-- What you have to do --
Without the pictures, write out all the lines below exactly as they appear.

== Information provided

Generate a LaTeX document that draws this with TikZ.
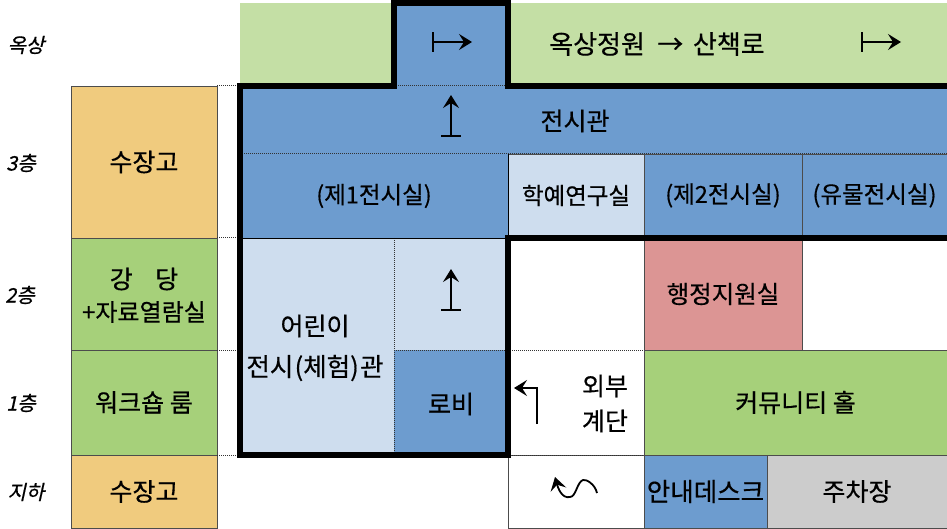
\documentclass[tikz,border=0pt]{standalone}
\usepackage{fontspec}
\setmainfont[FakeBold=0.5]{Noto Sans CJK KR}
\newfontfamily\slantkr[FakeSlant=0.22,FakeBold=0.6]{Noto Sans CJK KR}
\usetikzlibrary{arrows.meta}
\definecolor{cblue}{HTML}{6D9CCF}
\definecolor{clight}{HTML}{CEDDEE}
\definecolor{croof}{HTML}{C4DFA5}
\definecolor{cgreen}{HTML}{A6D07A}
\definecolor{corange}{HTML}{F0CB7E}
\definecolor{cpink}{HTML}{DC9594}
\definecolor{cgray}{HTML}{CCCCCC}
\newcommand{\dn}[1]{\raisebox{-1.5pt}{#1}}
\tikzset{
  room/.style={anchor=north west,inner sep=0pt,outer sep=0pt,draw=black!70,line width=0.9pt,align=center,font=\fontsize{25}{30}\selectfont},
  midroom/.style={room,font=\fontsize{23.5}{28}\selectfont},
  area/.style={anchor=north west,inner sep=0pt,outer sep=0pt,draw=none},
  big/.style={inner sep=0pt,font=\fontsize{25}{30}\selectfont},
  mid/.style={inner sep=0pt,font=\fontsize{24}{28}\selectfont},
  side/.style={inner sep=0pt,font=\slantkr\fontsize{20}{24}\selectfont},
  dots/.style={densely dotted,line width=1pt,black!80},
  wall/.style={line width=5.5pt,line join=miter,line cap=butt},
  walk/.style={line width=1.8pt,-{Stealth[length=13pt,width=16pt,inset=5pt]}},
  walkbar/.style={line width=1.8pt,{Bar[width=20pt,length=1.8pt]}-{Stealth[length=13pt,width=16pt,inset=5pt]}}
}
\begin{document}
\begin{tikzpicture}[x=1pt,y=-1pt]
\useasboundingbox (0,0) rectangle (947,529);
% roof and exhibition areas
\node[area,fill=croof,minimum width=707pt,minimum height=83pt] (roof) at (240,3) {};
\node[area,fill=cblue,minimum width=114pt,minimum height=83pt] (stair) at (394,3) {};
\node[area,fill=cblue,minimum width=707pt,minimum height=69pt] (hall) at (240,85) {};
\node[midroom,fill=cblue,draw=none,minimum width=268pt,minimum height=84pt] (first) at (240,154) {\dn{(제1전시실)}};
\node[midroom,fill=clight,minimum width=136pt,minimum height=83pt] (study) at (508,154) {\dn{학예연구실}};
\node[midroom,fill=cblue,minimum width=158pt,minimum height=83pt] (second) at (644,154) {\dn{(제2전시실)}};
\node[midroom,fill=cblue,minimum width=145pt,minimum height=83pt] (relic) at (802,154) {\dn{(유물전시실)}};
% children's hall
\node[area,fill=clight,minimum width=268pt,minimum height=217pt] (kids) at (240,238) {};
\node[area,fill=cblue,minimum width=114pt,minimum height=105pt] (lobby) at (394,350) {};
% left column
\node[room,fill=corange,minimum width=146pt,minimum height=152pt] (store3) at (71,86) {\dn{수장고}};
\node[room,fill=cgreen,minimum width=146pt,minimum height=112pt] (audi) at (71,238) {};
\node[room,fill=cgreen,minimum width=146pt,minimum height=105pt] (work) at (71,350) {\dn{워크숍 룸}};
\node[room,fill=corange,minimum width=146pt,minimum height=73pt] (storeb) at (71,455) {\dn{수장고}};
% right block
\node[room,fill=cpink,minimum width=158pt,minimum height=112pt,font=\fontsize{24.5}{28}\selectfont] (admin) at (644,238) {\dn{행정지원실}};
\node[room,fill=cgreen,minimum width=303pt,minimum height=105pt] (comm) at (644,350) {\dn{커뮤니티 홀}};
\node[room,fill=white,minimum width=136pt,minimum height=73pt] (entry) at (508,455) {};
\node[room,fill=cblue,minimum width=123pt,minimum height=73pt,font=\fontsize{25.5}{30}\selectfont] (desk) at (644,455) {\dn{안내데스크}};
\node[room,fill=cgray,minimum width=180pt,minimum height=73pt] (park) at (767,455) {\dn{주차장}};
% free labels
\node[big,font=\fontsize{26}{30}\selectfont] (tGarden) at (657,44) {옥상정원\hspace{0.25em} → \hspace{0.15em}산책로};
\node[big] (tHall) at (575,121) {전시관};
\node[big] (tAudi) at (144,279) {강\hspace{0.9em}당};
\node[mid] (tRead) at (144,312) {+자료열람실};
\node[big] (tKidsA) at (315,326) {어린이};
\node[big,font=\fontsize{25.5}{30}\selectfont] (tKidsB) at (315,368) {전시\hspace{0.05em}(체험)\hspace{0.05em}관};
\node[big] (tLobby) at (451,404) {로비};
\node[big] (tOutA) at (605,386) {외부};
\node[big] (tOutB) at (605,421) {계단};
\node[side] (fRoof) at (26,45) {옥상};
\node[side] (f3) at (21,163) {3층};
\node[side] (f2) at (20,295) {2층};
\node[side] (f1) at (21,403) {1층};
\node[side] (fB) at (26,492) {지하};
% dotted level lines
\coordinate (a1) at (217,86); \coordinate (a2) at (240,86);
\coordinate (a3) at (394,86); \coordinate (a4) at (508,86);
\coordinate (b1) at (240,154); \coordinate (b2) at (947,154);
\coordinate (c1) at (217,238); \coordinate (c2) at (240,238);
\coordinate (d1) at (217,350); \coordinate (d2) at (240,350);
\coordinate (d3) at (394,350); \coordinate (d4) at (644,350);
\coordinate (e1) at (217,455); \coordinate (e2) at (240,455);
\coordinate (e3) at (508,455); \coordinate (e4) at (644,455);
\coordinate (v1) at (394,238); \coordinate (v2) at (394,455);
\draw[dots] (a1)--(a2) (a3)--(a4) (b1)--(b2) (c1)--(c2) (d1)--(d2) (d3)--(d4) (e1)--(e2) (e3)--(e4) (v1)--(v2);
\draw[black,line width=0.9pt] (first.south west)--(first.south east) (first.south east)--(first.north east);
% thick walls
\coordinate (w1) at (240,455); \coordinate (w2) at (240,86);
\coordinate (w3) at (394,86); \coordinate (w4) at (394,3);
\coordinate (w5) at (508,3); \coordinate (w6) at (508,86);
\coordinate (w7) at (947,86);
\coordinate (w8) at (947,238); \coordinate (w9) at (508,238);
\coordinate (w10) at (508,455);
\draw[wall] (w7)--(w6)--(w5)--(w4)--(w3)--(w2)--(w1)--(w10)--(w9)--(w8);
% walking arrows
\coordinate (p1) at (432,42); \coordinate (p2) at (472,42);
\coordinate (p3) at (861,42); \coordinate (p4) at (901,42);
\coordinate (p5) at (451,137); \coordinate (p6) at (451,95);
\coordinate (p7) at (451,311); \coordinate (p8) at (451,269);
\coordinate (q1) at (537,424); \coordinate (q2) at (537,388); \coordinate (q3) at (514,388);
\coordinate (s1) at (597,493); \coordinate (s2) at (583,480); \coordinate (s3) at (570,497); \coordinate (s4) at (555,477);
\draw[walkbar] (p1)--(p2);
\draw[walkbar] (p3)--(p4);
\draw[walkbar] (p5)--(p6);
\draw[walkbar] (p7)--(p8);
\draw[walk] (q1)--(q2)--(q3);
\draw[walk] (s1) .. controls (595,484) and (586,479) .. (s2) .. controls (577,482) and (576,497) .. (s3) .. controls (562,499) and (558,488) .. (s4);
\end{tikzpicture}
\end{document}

====

-- The response --
Generate a LaTeX document that draws this with TikZ.
\documentclass[tikz,border=0pt]{standalone}
\usepackage{fontspec}
\setmainfont[FakeBold=0.5]{Noto Sans CJK KR}
\newfontfamily\slantkr[FakeSlant=0.22,FakeBold=0.6]{Noto Sans CJK KR}
\usetikzlibrary{arrows.meta}
\definecolor{cblue}{HTML}{6D9CCF}
\definecolor{clight}{HTML}{CEDDEE}
\definecolor{croof}{HTML}{C4DFA5}
\definecolor{cgreen}{HTML}{A6D07A}
\definecolor{corange}{HTML}{F0CB7E}
\definecolor{cpink}{HTML}{DC9594}
\definecolor{cgray}{HTML}{CCCCCC}
\newcommand{\dn}[1]{\raisebox{-1.5pt}{#1}}
\tikzset{
  room/.style={anchor=north west,inner sep=0pt,outer sep=0pt,draw=black!70,line width=0.9pt,align=center,font=\fontsize{25}{30}\selectfont},
  midroom/.style={room,font=\fontsize{23.5}{28}\selectfont},
  area/.style={anchor=north west,inner sep=0pt,outer sep=0pt,draw=none},
  big/.style={inner sep=0pt,font=\fontsize{25}{30}\selectfont},
  mid/.style={inner sep=0pt,font=\fontsize{24}{28}\selectfont},
  side/.style={inner sep=0pt,font=\slantkr\fontsize{20}{24}\selectfont},
  dots/.style={densely dotted,line width=1pt,black!80},
  wall/.style={line width=5.5pt,line join=miter,line cap=butt},
  walk/.style={line width=1.8pt,-{Stealth[length=13pt,width=16pt,inset=5pt]}},
  walkbar/.style={line width=1.8pt,{Bar[width=20pt,length=1.8pt]}-{Stealth[length=13pt,width=16pt,inset=5pt]}}
}
\begin{document}
\begin{tikzpicture}[x=1pt,y=-1pt]
\useasboundingbox (0,0) rectangle (947,529);
% roof and exhibition areas
\node[area,fill=croof,minimum width=707pt,minimum height=83pt] (roof) at (240,3) {};
\node[area,fill=cblue,minimum width=114pt,minimum height=83pt] (stair) at (394,3) {};
\node[area,fill=cblue,minimum width=707pt,minimum height=69pt] (hall) at (240,85) {};
\node[midroom,fill=cblue,draw=none,minimum width=268pt,minimum height=84pt] (first) at (240,154) {\dn{(제1전시실)}};
\node[midroom,fill=clight,minimum width=136pt,minimum height=83pt] (study) at (508,154) {\dn{학예연구실}};
\node[midroom,fill=cblue,minimum width=158pt,minimum height=83pt] (second) at (644,154) {\dn{(제2전시실)}};
\node[midroom,fill=cblue,minimum width=145pt,minimum height=83pt] (relic) at (802,154) {\dn{(유물전시실)}};
% children's hall
\node[area,fill=clight,minimum width=268pt,minimum height=217pt] (kids) at (240,238) {};
\node[area,fill=cblue,minimum width=114pt,minimum height=105pt] (lobby) at (394,350) {};
% left column
\node[room,fill=corange,minimum width=146pt,minimum height=152pt] (store3) at (71,86) {\dn{수장고}};
\node[room,fill=cgreen,minimum width=146pt,minimum height=112pt] (audi) at (71,238) {};
\node[room,fill=cgreen,minimum width=146pt,minimum height=105pt] (work) at (71,350) {\dn{워크숍 룸}};
\node[room,fill=corange,minimum width=146pt,minimum height=73pt] (storeb) at (71,455) {\dn{수장고}};
% right block
\node[room,fill=cpink,minimum width=158pt,minimum height=112pt,font=\fontsize{24.5}{28}\selectfont] (admin) at (644,238) {\dn{행정지원실}};
\node[room,fill=cgreen,minimum width=303pt,minimum height=105pt] (comm) at (644,350) {\dn{커뮤니티 홀}};
\node[room,fill=white,minimum width=136pt,minimum height=73pt] (entry) at (508,455) {};
\node[room,fill=cblue,minimum width=123pt,minimum height=73pt,font=\fontsize{25.5}{30}\selectfont] (desk) at (644,455) {\dn{안내데스크}};
\node[room,fill=cgray,minimum width=180pt,minimum height=73pt] (park) at (767,455) {\dn{주차장}};
% free labels
\node[big,font=\fontsize{26}{30}\selectfont] (tGarden) at (657,44) {옥상정원\hspace{0.25em} → \hspace{0.15em}산책로};
\node[big] (tHall) at (575,121) {전시관};
\node[big] (tAudi) at (144,279) {강\hspace{0.9em}당};
\node[mid] (tRead) at (144,312) {+자료열람실};
\node[big] (tKidsA) at (315,326) {어린이};
\node[big,font=\fontsize{25.5}{30}\selectfont] (tKidsB) at (315,368) {전시\hspace{0.05em}(체험)\hspace{0.05em}관};
\node[big] (tLobby) at (451,404) {로비};
\node[big] (tOutA) at (605,386) {외부};
\node[big] (tOutB) at (605,421) {계단};
\node[side] (fRoof) at (26,45) {옥상};
\node[side] (f3) at (21,163) {3층};
\node[side] (f2) at (20,295) {2층};
\node[side] (f1) at (21,403) {1층};
\node[side] (fB) at (26,492) {지하};
% dotted level lines
\coordinate (a1) at (217,86); \coordinate (a2) at (240,86);
\coordinate (a3) at (394,86); \coordinate (a4) at (508,86);
\coordinate (b1) at (240,154); \coordinate (b2) at (947,154);
\coordinate (c1) at (217,238); \coordinate (c2) at (240,238);
\coordinate (d1) at (217,350); \coordinate (d2) at (240,350);
\coordinate (d3) at (394,350); \coordinate (d4) at (644,350);
\coordinate (e1) at (217,455); \coordinate (e2) at (240,455);
\coordinate (e3) at (508,455); \coordinate (e4) at (644,455);
\coordinate (v1) at (394,238); \coordinate (v2) at (394,455);
\draw[dots] (a1)--(a2) (a3)--(a4) (b1)--(b2) (c1)--(c2) (d1)--(d2) (d3)--(d4) (e1)--(e2) (e3)--(e4) (v1)--(v2);
\draw[black,line width=0.9pt] (first.south west)--(first.south east) (first.south east)--(first.north east);
% thick walls
\coordinate (w1) at (240,455); \coordinate (w2) at (240,86);
\coordinate (w3) at (394,86); \coordinate (w4) at (394,3);
\coordinate (w5) at (508,3); \coordinate (w6) at (508,86);
\coordinate (w7) at (947,86);
\coordinate (w8) at (947,238); \coordinate (w9) at (508,238);
\coordinate (w10) at (508,455);
\draw[wall] (w7)--(w6)--(w5)--(w4)--(w3)--(w2)--(w1)--(w10)--(w9)--(w8);
% walking arrows
\coordinate (p1) at (432,42); \coordinate (p2) at (472,42);
\coordinate (p3) at (861,42); \coordinate (p4) at (901,42);
\coordinate (p5) at (451,137); \coordinate (p6) at (451,95);
\coordinate (p7) at (451,311); \coordinate (p8) at (451,269);
\coordinate (q1) at (537,424); \coordinate (q2) at (537,388); \coordinate (q3) at (514,388);
\coordinate (s1) at (597,493); \coordinate (s2) at (583,480); \coordinate (s3) at (570,497); \coordinate (s4) at (555,477);
\draw[walkbar] (p1)--(p2);
\draw[walkbar] (p3)--(p4);
\draw[walkbar] (p5)--(p6);
\draw[walkbar] (p7)--(p8);
\draw[walk] (q1)--(q2)--(q3);
\draw[walk] (s1) .. controls (595,484) and (586,479) .. (s2) .. controls (577,482) and (576,497) .. (s3) .. controls (562,499) and (558,488) .. (s4);
\end{tikzpicture}
\end{document}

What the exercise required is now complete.